Ryley is 13, loves hanging out with his friends, and is passionate about everything to do with wrestling. Ryley describes himself as a “happy go lucky, really funny guy who loves to talk.” He’s charismatic and enjoys telling jokes. Ryley also has Autism Spectrum Disorder (ASD).
The early years
Ryley’s early years were challenging for his family. He felt different to other children, and struggled socially and in the playground. In his own words, Ryley says:
“I was a little bit quirky; I wasn’t really that social with other kids. I had less words”.
Ryley and his mum, Annette, visited specialists and he underwent screening for a number of conditions. It took more than twelve months to get his diagnosis confirmed. At age eight, Ryley was diagnosed with ASD.
Ryley’s therapy journey
After his initial diagnosis, Ryley attended therapy, receiving support from both speech and occupational therapists.
“Talking practice [speech therapy] taught me my social skills, how to start conversations,” Ryley says. “It made life much easier for Mum.”
Intense interests are a common trait in child with ASD (Autism Association of Western Australia, 2020). Through therapy, Ryley learned to embrace his intense interest in wrestling, helping him find a way for his passion to be meaningful and functional in his everyday life.
“I love wrestling and I eat, sleep, and breathe everything wrestling. I hope to one day be a wrestler at WWE wrestling.”
“I’ve been lucky enough to have so many amazing therapists help me over the past 11 years. I wouldn’t be the awesome guy I am today if it wasn’t for all the amazing people who have helped me to grow, overcome and conquer all the challenges I have faced.”
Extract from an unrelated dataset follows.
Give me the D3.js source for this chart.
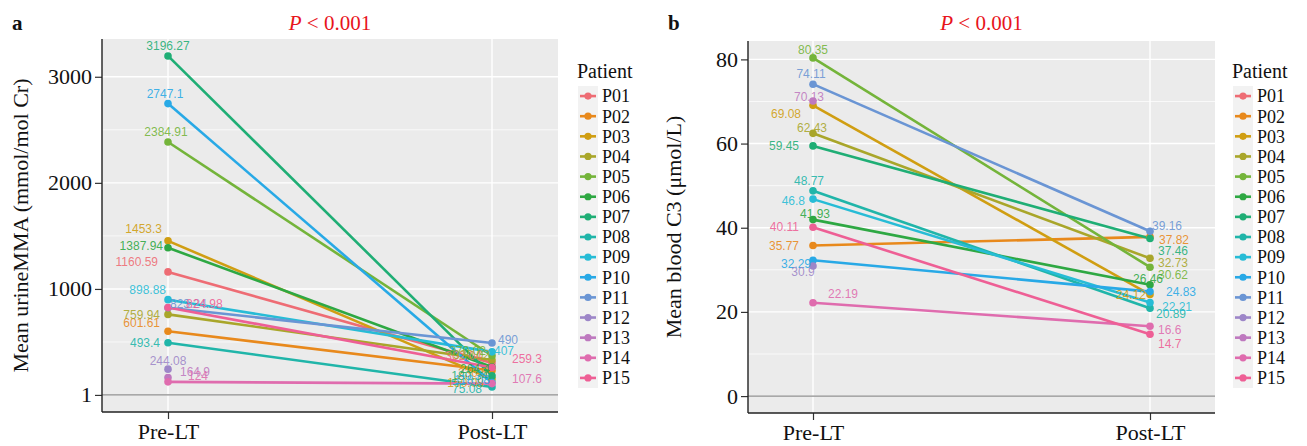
<!DOCTYPE html>
<html>
<head>
<meta charset="utf-8">
<script src="https://cdn.jsdelivr.net/npm/d3@7"></script>
<style>
  body { margin: 0; background: #fff; }
  svg text { font-family: "Liberation Serif", "Times New Roman", serif; }
</style>
</head>
<body>
<svg id="chart" width="1307" height="446"></svg>
<script>
var patients = ["P01", "P02", "P03", "P04", "P05", "P06", "P07", "P08", "P09", "P10", "P11", "P12", "P13", "P14", "P15"];
var timepoints = ["Pre-LT", "Post-LT"];
var patientColors = ["#EE6C74", "#E8891C", "#D09E12", "#A9A62A", "#74B43A", "#2EA843", "#1FAE75", "#20B5A9",
                     "#27BCD6", "#28A9E6", "#6A95D4", "#9D86C8", "#BE79BF", "#DF6CAE", "#EE5F95"];

// panel a: urine MMA
var urinePre  = [1160.59, 601.61, 1453.3, 759.94, 2384.91, 1387.94, 3196.27, 493.4, 898.88, 2747.1, 823.24, 244.08, 164.9, 124, 824.98];
var urinePost = [302.04, 230.5, 150.08, 330.02, 370.02, 264.4, 180.34, 75.08, 407, 118.08, 490, null, null, 107.6, 259.3];
var urineTicks = [1, 1000, 2000, 3000];
var urineMinor = [500, 1500, 2500];

// panel b: blood C3
var c3Pre  = [null, 35.77, 69.08, 62.43, 80.35, 41.93, 59.45, 48.77, 46.8, 32.29, 74.11, 30.9, 70.13, 22.19, 40.11];
var c3Post = [null, 37.82, 24.12, 32.73, 30.62, 26.46, 37.46, 20.89, 22.21, 24.83, 39.16, null, null, 16.6, 14.7];
var c3Ticks = [0, 20, 40, 60, 80];
var c3Minor = [10, 30, 50, 70];

// label nudges [dx, dy, anchor] per patient, pre then post (layout only)
var urineNudgePre = {
    P01: [-10, -10, "end"], P02: [-8, -8, "end"], P03: [-6, -12, "end"], P04: [-8, 0, "end"],
    P05: [-2, -10, "middle"], P06: [-5, -2, "end"], P07: [0, -10, "middle"], P08: [-8, 0, "end"],
    P09: [-2, -10, "end"], P10: [-3, -10, "middle"], P11: [2, -4, "start"], P12: [0, -8, "middle"],
    P13: [12, -6, "start"], P14: [20, -6, "start"], P15: [18, -4, "start"]
};
var urineNudgePost = {
    P01: [-10, -7, "end"], P02: [-4, 2, "end"], P03: [-8, 4, "end"], P04: [-2, -5, "end"],
    P05: [-6, -5, "end"], P06: [-2, 2, "end"], P07: [-4, 0, "end"], P08: [-10, 2, "end"],
    P09: [2, -1, "start"], P10: [-2, -3, "end"], P11: [6, -3, "start"], P14: [20, -5, "start"],
    P15: [20, -9, "start"]
};
var c3NudgePre = {
    P02: [-14, 0, "end"], P03: [-12, 8, "end"], P04: [-1, -6, "middle"], P05: [0, -8, "middle"],
    P06: [2, -6, "middle"], P07: [-14, 0, "end"], P08: [-4, -10, "middle"], P09: [-8, 2, "end"],
    P10: [-2, 4, "end"], P11: [-2, -10, "middle"], P12: [-10, 6, "middle"], P13: [-4, -4, "middle"],
    P14: [15, -9, "start"], P15: [-14, 0, "end"]
};
var c3NudgePost = {
    P02: [9, 3, "start"], P03: [-4, 0, "end"], P04: [8, 4, "start"], P05: [8, 8, "start"],
    P06: [-2, -6, "middle"], P07: [8, 12, "start"], P08: [6, 6, "start"], P09: [12, 4, "start"],
    P10: [16, 0, "start"], P11: [2, -5, "start"], P14: [8, 4, "start"], P15: [8, 10, "start"]
};

var svg = d3.select("#chart");

function drawPanel(p) {
    var x = d3.scalePoint().domain(timepoints).range([p.left + p.pad, p.right - p.pad]);
    var y = d3.scaleLinear().domain(p.domain).range([p.bottom, p.top]);
    var color = d3.scaleOrdinal().domain(patients).range(patientColors);
    var g = svg.append("g");

    g.append("rect")
        .attr("x", p.left).attr("y", p.top)
        .attr("width", p.right - p.left).attr("height", p.bottom - p.top)
        .attr("fill", "#EBEBEB");

    g.selectAll(".minor").data(p.minor).enter().append("line")
        .attr("x1", p.left).attr("x2", p.right)
        .attr("y1", function(d) { return y(d); }).attr("y2", function(d) { return y(d); })
        .attr("stroke", "#fff").attr("stroke-width", 0.7);
    g.selectAll(".major").data(p.ticks).enter().append("line")
        .attr("x1", p.left).attr("x2", p.right)
        .attr("y1", function(d) { return y(d); }).attr("y2", function(d) { return y(d); })
        .attr("stroke", "#fff").attr("stroke-width", 1.4);
    g.selectAll(".vgrid").data(timepoints).enter().append("line")
        .attr("x1", function(d) { return x(d); }).attr("x2", function(d) { return x(d); })
        .attr("y1", p.top).attr("y2", p.bottom)
        .attr("stroke", "#fff").attr("stroke-width", 1.4);

    // reference line
    g.append("line")
        .attr("x1", p.left).attr("x2", p.right)
        .attr("y1", y(p.hline)).attr("y2", y(p.hline))
        .attr("stroke", "#8C8C8C").attr("stroke-width", 1.2);

    var rows = patients.map(function(id, i) {
        return { id: id, pre: p.pre[i], post: p.post[i] };
    }).filter(function(d) { return d.pre != null; });

    g.selectAll(".seg").data(rows.filter(function(d) { return d.post != null; })).enter().append("line")
        .attr("x1", x("Pre-LT")).attr("x2", x("Post-LT"))
        .attr("y1", function(d) { return y(d.pre); })
        .attr("y2", function(d) { return y(d.post); })
        .attr("stroke", function(d) { return color(d.id); })
        .attr("stroke-width", 2.6);

    var pts = [];
    rows.forEach(function(d) {
        pts.push({ id: d.id, t: "Pre-LT", v: d.pre, n: p.nudgePre[d.id] || [-6, -6, "end"] });
        if (d.post != null) pts.push({ id: d.id, t: "Post-LT", v: d.post, n: p.nudgePost[d.id] || [6, 4, "start"] });
    });

    g.selectAll(".pt").data(pts).enter().append("circle")
        .attr("cx", function(d) { return x(d.t); })
        .attr("cy", function(d) { return y(d.v); })
        .attr("r", 3.8)
        .attr("fill", function(d) { return color(d.id); });

    g.selectAll(".lab").data(pts).enter().append("text")
        .attr("x", function(d) { return x(d.t) + d.n[0]; })
        .attr("y", function(d) { return y(d.v) + d.n[1]; })
        .attr("dy", "0.35em")
        .attr("text-anchor", function(d) { return d.n[2]; })
        .style("font-family", "'Liberation Sans', Arial, sans-serif")
        .style("font-size", "12px")
        .attr("fill", function(d) { return color(d.id); })
        .attr("fill-opacity", 0.9)
        .text(function(d) { return String(d.v); });

    // axes
    var yAxis = g.append("g")
        .attr("transform", "translate(" + p.left + ",0)")
        .call(d3.axisLeft(y).tickValues(p.ticks).tickSize(7).tickPadding(3).tickFormat(d3.format("d")));
    var xAxis = g.append("g")
        .attr("transform", "translate(0," + p.bottom + ")")
        .call(d3.axisBottom(x).tickSize(7).tickPadding(4));
    [yAxis, xAxis].forEach(function(a) {
        a.select(".domain").remove();
        a.selectAll("line").attr("stroke", "#333").attr("stroke-width", 1.2);
        a.selectAll("text").attr("fill", "#111")
            .style("font-family", "'Liberation Serif', serif").style("font-size", "22px");
    });
    g.append("line").attr("x1", p.left).attr("x2", p.left).attr("y1", p.top).attr("y2", p.bottom)
        .attr("stroke", "#222").attr("stroke-width", 1.4);
    g.append("line").attr("x1", p.left).attr("x2", p.right).attr("y1", p.bottom).attr("y2", p.bottom)
        .attr("stroke", "#222").attr("stroke-width", 1.4);

    g.append("text")
        .attr("transform", "translate(" + p.ylabX + "," + ((p.top + p.bottom) / 2) + ") rotate(-90)")
        .attr("text-anchor", "middle")
        .attr("dy", "0.35em")
        .style("font-size", "22px")
        .attr("fill", "#111")
        .text(p.ylab);

    var title = g.append("text")
        .attr("x", (p.left + p.right) / 2).attr("y", 30)
        .attr("text-anchor", "middle")
        .style("font-size", "21px")
        .attr("fill", "#E8141B");
    title.append("tspan").style("font-style", "italic").text("P");
    title.append("tspan").text(" < 0.001");

    g.append("text")
        .attr("x", p.tagX).attr("y", 30)
        .style("font-size", "21px").style("font-weight", "bold")
        .attr("fill", "#111")
        .text(p.tag);

    // legend
    var leg = g.append("g").attr("transform", "translate(" + p.legX + ",0)");
    leg.append("text").attr("x", 0).attr("y", 78)
        .style("font-size", "20px").attr("fill", "#111").text("Patient");
    var keyY = d3.scaleBand().domain(patients).range([86, 388]);
    leg.append("rect").attr("x", 1).attr("y", 86).attr("width", 20).attr("height", 302)
        .attr("fill", "#F2F2F2");
    var item = leg.selectAll(".key").data(patients).enter().append("g")
        .attr("transform", function(d) { return "translate(0," + (keyY(d) + keyY.bandwidth() / 2) + ")"; });
    item.append("line").attr("x1", 3).attr("x2", 19)
        .attr("stroke", function(d) { return color(d); }).attr("stroke-width", 2.6);
    item.append("circle").attr("cx", 11).attr("r", 3.6)
        .attr("fill", function(d) { return color(d); });
    item.append("text").attr("x", 25).attr("dy", "0.35em")
        .style("font-size", "18px").attr("fill", "#111")
        .text(function(d) { return d; });
}

drawPanel({
    tag: "a", tagX: 12, left: 102, right: 558, top: 39, bottom: 412, pad: 66,
    domain: [-160, 3356], ticks: urineTicks, minor: urineMinor, hline: 1,
    pre: urinePre, post: urinePost, nudgePre: urineNudgePre, nudgePost: urineNudgePost,
    ylab: "Mean urineMMA (mmol/mol Cr)", ylabX: 20, legX: 577
});

drawPanel({
    tag: "b", tagX: 668, left: 748, right: 1215, top: 41, bottom: 413, pad: 65,
    domain: [-4.02, 84.37], ticks: c3Ticks, minor: c3Minor, hline: 0,
    pre: c3Pre, post: c3Post, nudgePre: c3NudgePre, nudgePost: c3NudgePost,
    ylab: "Mean blood C3 (\u03bcmol/L)", ylabX: 673, legX: 1232
});
</script>
</body>
</html>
What specific challenges do kids with ASD face?
- Social communication including receptive communication and expressive communication
- Repetitive and restricted patterns of behaviour
- Executive function skills (easily distracted, not listening, trouble paying attention, always late etc.)
You can find more details on the challenges children with autism may face, by visiting the Autism Association of Western Australia.
How we can help
Kites Children’s Therapy, based in Victoria Park in Perth and Hobart in Tasmania, has a range of therapies to support children with ASD and their families.
Our Dog-Assisted Therapy program helps children with emotional regulation, social skills development, and play and language skills, all with support from a qualified Occupational Therapist.
“Dog-Assisted Therapy helps motivate children to actively engage in the therapy process. The presence of Bazza (our beautiful, gentle Therapy Dog) creates an enjoyable, non-threatening environment in which children can feel safe and supported,” explains Kate, one of Kites’ Occupational Therapists.
The Kites motto is ‘every child, any challenge’, and we support children with any challenge they face. From intensive therapy programs across a number of areas, to kids who just need a little bit of extra support.
To my younger self – Ryley’s advice
So, what advice would Ryley give to ‘his younger self’; to younger children with ASD, or their parents?
“If I could go back I’d love to tell Ryley that it all gets better,” he says.
“I guess my tip to parents would be to be patient. That your child will learn some skills to be able to cope in the playground.”
“I think telling my story will help other families facing daily challenges. If you work hard and believe you can do it you can conquer anything,” says Ryley.